▶ [EXERCISE REQUIREMENTS]: Pull each line containing "matplotlib" out of the data and copy it.
— Start of DATA EXTRACT —
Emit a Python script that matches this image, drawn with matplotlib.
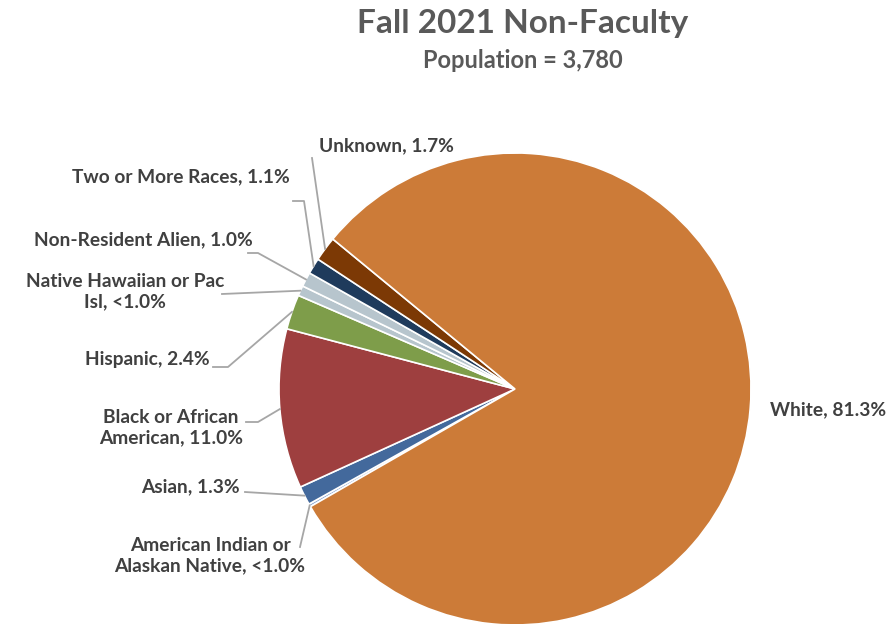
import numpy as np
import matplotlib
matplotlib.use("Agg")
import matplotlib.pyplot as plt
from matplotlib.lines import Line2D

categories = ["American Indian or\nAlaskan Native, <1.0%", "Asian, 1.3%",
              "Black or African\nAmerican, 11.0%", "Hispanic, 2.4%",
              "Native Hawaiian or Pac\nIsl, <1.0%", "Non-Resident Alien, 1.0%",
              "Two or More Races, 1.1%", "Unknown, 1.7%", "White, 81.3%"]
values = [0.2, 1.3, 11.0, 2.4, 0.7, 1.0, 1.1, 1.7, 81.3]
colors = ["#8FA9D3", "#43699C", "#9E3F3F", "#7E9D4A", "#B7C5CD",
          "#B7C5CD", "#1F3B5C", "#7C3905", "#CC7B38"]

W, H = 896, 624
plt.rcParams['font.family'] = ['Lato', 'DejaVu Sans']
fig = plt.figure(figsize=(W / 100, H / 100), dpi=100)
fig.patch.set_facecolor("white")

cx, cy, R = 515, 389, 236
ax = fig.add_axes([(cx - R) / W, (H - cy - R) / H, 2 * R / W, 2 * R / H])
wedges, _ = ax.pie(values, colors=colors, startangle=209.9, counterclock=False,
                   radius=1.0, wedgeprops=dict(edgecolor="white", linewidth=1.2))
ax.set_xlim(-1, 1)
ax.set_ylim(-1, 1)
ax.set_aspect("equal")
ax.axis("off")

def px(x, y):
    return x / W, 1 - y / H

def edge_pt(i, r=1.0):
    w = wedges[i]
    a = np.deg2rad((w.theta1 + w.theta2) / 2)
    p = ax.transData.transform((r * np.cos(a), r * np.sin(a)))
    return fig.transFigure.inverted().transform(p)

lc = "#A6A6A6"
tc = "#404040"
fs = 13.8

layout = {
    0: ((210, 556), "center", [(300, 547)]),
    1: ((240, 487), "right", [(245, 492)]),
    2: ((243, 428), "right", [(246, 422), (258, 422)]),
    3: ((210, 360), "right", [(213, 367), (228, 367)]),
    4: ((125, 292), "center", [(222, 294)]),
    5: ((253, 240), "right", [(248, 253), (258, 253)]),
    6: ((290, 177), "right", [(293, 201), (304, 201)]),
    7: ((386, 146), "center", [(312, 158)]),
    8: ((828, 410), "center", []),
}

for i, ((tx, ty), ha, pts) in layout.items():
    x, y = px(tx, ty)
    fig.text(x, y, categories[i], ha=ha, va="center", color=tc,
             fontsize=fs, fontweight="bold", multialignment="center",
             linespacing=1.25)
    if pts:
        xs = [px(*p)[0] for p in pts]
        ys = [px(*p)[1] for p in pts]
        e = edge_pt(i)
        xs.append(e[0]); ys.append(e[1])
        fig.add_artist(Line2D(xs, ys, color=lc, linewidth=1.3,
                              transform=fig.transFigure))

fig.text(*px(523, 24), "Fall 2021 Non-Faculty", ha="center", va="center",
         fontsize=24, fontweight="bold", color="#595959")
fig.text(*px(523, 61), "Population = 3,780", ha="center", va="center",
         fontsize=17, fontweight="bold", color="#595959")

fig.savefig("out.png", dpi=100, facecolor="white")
— End of DATA EXTRACT —
▶ [RESULT BELOW]:
Emit a Python script that matches this image, drawn with matplotlib.
import matplotlib
matplotlib.use("Agg")
import matplotlib.pyplot as plt
from matplotlib.lines import Line2D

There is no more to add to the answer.